## Task brief
Skip the pictures. Set down, word for word, the lines from the start of the material up to and including the line with "bar_dom_y = [0.1125, 0.852]".

# START OF Provided material

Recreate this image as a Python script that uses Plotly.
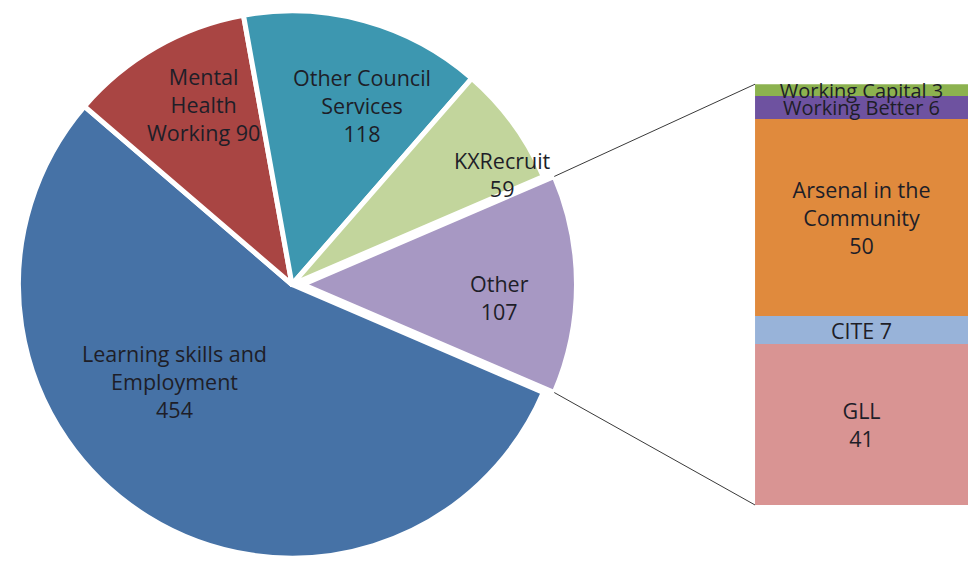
import math
import plotly.graph_objects as go

# ---- data ----
pie_labels = ["Learning skills and Employment", "Mental Health Working", "Other Council Services", "KXRecruit", "Other"]
pie_values = [454, 90, 118, 59, 107]
pie_colors = ["#4672A6", "#A94543", "#3D97B0", "#C2D59C", "#A798C3"]
pie_text = ["Learning skills and<br>Employment<br>454", "Mental<br>Health<br>Working 90",
            "Other Council<br>Services<br>118", "KXRecruit<br>59", "Other<br>107"]

bar_labels = ["GLL", "CITE", "Arsenal in the<br>Community", "Working Better", "Working Capital"]
bar_values = [41, 7, 50, 6, 3]
bar_colors = ["#D99493", "#98B3D9", "#E08A3D", "#6E52A0", "#8CB24F"]
bar_textfmt = ["{l}<br>{v}", "{l} {v}", "{l}<br>{v}", "{l} {v}", "{l} {v}"]

# label centres (pixels) for the pie labels, as placed in the original
pie_label_pos = [(174, 381), (203, 104), (362, 105), (503, 174), (499, 297)]

W, H = 968, 569
FONT = "Open Sans"
FS = 21.5
FS_SMALL = 20
TXT = "#1E1E28"

pull_other = 0.04
pulls = [0, 0, 0, 0, pull_other]
other_idx = 4
total = sum(pie_values)
other_frac = pie_values[other_idx] / total
rotation = 90 + other_frac * 180   # "Other" centred on 3 o'clock

pie_dom_x = [0.0, 0.6033]
pie_dom_y = [0.0, 1.0]
bar_dom_x = [0.78, 1.0]
bar_dom_y = [0.1125, 0.852]

fig = go.Figure()
fig.add_trace(go.Pie(
    labels=pie_labels, values=pie_values, sort=False, direction="clockwise",
    rotation=rotation, pull=pulls,
    marker=dict(colors=pie_colors, line=dict(color="white", width=5)),
    textinfo="none", domain=dict(x=pie_dom_x, y=pie_dom_y),
    showlegend=False, hoverinfo="label+value",
))

for t, (px, py) in zip(pie_text, pie_label_pos):
    fig.add_annotation(x=px / W, y=1 - py / H, xref="paper", yref="paper",
                       text=t, showarrow=False, xanchor="center", yanchor="middle",
                       font=dict(family=FONT, size=FS, color=TXT))

for lab, val, col, fmt in zip(bar_labels, bar_values, bar_colors, bar_textfmt):
    size = FS_SMALL if val < 7 else FS
    fig.add_trace(go.Bar(
        x=["Other"], y=[val], marker=dict(color=col, line=dict(width=0)),
        text=[fmt.format(l=lab, v=val)], texttemplate="%{text}",
        textposition="inside", insidetextanchor="middle", textangle=0,
        constraintext="none", cliponaxis=False,
        textfont=dict(family=FONT, size=size, color=TXT),
        xaxis="x", yaxis="y", showlegend=False, name=lab.replace("<br>", " "),
    ))

# connector lines from the exploded "Other" slice to the bar
pw = (pie_dom_x[1] - pie_dom_x[0]) * W
ph = (pie_dom_y[1] - pie_dom_y[0]) * H
r = min(pw, ph) / (2 + 2 * max(pulls))
cx = (pie_dom_x[0] + pie_dom_x[1]) / 2 * W + pull_other * r
cy = (pie_dom_y[0] + pie_dom_y[1]) / 2 * H
half = other_frac * math.pi
for sgn, by in ((1, bar_dom_y[1]), (-1, bar_dom_y[0])):
    px = cx + r * math.cos(half)
    py = cy + sgn * r * math.sin(half)
    fig.add_shape(type="line", xref="paper", yref="paper",
                  x0=px / W, y0=py / H, x1=bar_dom_x[0], y1=by,
                  line=dict(color="#3a3a3a", width=1))

fig.update_layout(
    width=W, height=H, margin=dict(l=0, r=0, t=0, b=0),
    paper_bgcolor="white", plot_bgcolor="white",
    barmode="stack", bargap=0,
    xaxis=dict(domain=bar_dom_x, visible=False),
    yaxis=dict(domain=bar_dom_y, range=[0, sum(bar_values)], visible=False),
    font=dict(family=FONT, color=TXT),
)
fig.write_html("out.html")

# END OF Provided material

## Solution to this problem
Recreate this image as a Python script that uses Plotly.
import math
import plotly.graph_objects as go

# ---- data ----
pie_labels = ["Learning skills and Employment", "Mental Health Working", "Other Council Services", "KXRecruit", "Other"]
pie_values = [454, 90, 118, 59, 107]
pie_colors = ["#4672A6", "#A94543", "#3D97B0", "#C2D59C", "#A798C3"]
pie_text = ["Learning skills and<br>Employment<br>454", "Mental<br>Health<br>Working 90",
            "Other Council<br>Services<br>118", "KXRecruit<br>59", "Other<br>107"]

bar_labels = ["GLL", "CITE", "Arsenal in the<br>Community", "Working Better", "Working Capital"]
bar_values = [41, 7, 50, 6, 3]
bar_colors = ["#D99493", "#98B3D9", "#E08A3D", "#6E52A0", "#8CB24F"]
bar_textfmt = ["{l}<br>{v}", "{l} {v}", "{l}<br>{v}", "{l} {v}", "{l} {v}"]

# label centres (pixels) for the pie labels, as placed in the original
pie_label_pos = [(174, 381), (203, 104), (362, 105), (503, 174), (499, 297)]

W, H = 968, 569
FONT = "Open Sans"
FS = 21.5
FS_SMALL = 20
TXT = "#1E1E28"

pull_other = 0.04
pulls = [0, 0, 0, 0, pull_other]
other_idx = 4
total = sum(pie_values)
other_frac = pie_values[other_idx] / total
rotation = 90 + other_frac * 180   # "Other" centred on 3 o'clock

pie_dom_x = [0.0, 0.6033]
pie_dom_y = [0.0, 1.0]
bar_dom_x = [0.78, 1.0]
bar_dom_y = [0.1125, 0.852]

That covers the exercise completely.